▶ WHAT YOU SHOULD DO
Restate the listing that follows word for word, without its pictures.

>> begin

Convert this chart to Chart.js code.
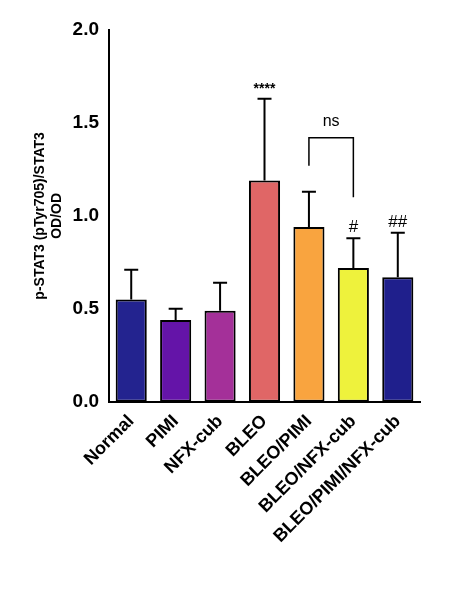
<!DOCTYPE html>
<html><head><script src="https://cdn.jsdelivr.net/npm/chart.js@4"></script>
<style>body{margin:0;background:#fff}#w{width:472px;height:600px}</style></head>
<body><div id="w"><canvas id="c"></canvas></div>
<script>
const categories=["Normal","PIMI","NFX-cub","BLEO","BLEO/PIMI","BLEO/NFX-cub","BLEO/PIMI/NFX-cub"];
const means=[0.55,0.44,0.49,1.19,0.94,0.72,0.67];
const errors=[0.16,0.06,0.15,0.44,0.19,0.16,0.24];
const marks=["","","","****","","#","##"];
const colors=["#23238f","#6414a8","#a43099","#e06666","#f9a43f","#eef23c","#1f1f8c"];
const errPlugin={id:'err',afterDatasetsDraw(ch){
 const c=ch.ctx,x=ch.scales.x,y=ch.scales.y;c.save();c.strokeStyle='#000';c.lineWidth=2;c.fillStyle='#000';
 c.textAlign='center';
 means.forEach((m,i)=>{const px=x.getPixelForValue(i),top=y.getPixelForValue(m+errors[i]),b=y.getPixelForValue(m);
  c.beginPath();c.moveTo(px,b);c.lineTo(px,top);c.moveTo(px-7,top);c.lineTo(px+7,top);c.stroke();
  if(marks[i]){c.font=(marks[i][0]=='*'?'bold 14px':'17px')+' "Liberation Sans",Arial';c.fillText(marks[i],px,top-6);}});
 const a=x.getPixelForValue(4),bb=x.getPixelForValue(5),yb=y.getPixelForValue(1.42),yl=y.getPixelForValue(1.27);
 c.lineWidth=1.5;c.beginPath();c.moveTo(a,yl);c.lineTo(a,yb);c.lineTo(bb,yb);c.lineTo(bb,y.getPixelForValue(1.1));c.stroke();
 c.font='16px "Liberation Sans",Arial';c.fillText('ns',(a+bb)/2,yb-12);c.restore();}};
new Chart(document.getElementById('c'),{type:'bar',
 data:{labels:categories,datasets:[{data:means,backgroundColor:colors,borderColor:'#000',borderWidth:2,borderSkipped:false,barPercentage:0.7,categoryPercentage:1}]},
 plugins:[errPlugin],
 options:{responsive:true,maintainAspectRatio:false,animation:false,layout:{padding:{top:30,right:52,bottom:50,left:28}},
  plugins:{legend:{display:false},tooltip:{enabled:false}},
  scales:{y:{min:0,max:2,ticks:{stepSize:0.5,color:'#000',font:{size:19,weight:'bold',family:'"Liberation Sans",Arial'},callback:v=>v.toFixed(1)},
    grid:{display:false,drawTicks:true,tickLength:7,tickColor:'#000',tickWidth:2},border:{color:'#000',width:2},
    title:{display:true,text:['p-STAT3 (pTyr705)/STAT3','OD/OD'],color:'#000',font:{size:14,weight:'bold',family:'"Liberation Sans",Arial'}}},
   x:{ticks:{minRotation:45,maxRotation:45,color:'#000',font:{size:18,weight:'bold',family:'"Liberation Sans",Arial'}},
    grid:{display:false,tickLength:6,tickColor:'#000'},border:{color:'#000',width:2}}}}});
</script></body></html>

>> end

▶ THE RESPONSE
Convert this chart to Chart.js code.
<!DOCTYPE html>
<html><head><script src="https://cdn.jsdelivr.net/npm/chart.js@4"></script>
<style>body{margin:0;background:#fff}#w{width:472px;height:600px}</style></head>
<body><div id="w"><canvas id="c"></canvas></div>
<script>
const categories=["Normal","PIMI","NFX-cub","BLEO","BLEO/PIMI","BLEO/NFX-cub","BLEO/PIMI/NFX-cub"];
const means=[0.55,0.44,0.49,1.19,0.94,0.72,0.67];
const errors=[0.16,0.06,0.15,0.44,0.19,0.16,0.24];
const marks=["","","","****","","#","##"];
const colors=["#23238f","#6414a8","#a43099","#e06666","#f9a43f","#eef23c","#1f1f8c"];
const errPlugin={id:'err',afterDatasetsDraw(ch){
 const c=ch.ctx,x=ch.scales.x,y=ch.scales.y;c.save();c.strokeStyle='#000';c.lineWidth=2;c.fillStyle='#000';
 c.textAlign='center';
 means.forEach((m,i)=>{const px=x.getPixelForValue(i),top=y.getPixelForValue(m+errors[i]),b=y.getPixelForValue(m);
  c.beginPath();c.moveTo(px,b);c.lineTo(px,top);c.moveTo(px-7,top);c.lineTo(px+7,top);c.stroke();
  if(marks[i]){c.font=(marks[i][0]=='*'?'bold 14px':'17px')+' "Liberation Sans",Arial';c.fillText(marks[i],px,top-6);}});
 const a=x.getPixelForValue(4),bb=x.getPixelForValue(5),yb=y.getPixelForValue(1.42),yl=y.getPixelForValue(1.27);
 c.lineWidth=1.5;c.beginPath();c.moveTo(a,yl);c.lineTo(a,yb);c.lineTo(bb,yb);c.lineTo(bb,y.getPixelForValue(1.1));c.stroke();
 c.font='16px "Liberation Sans",Arial';c.fillText('ns',(a+bb)/2,yb-12);c.restore();}};
new Chart(document.getElementById('c'),{type:'bar',
 data:{labels:categories,datasets:[{data:means,backgroundColor:colors,borderColor:'#000',borderWidth:2,borderSkipped:false,barPercentage:0.7,categoryPercentage:1}]},
 plugins:[errPlugin],
 options:{responsive:true,maintainAspectRatio:false,animation:false,layout:{padding:{top:30,right:52,bottom:50,left:28}},
  plugins:{legend:{display:false},tooltip:{enabled:false}},
  scales:{y:{min:0,max:2,ticks:{stepSize:0.5,color:'#000',font:{size:19,weight:'bold',family:'"Liberation Sans",Arial'},callback:v=>v.toFixed(1)},
    grid:{display:false,drawTicks:true,tickLength:7,tickColor:'#000',tickWidth:2},border:{color:'#000',width:2},
    title:{display:true,text:['p-STAT3 (pTyr705)/STAT3','OD/OD'],color:'#000',font:{size:14,weight:'bold',family:'"Liberation Sans",Arial'}}},
   x:{ticks:{minRotation:45,maxRotation:45,color:'#000',font:{size:18,weight:'bold',family:'"Liberation Sans",Arial'}},
    grid:{display:false,tickLength:6,tickColor:'#000'},border:{color:'#000',width:2}}}}});
</script></body></html>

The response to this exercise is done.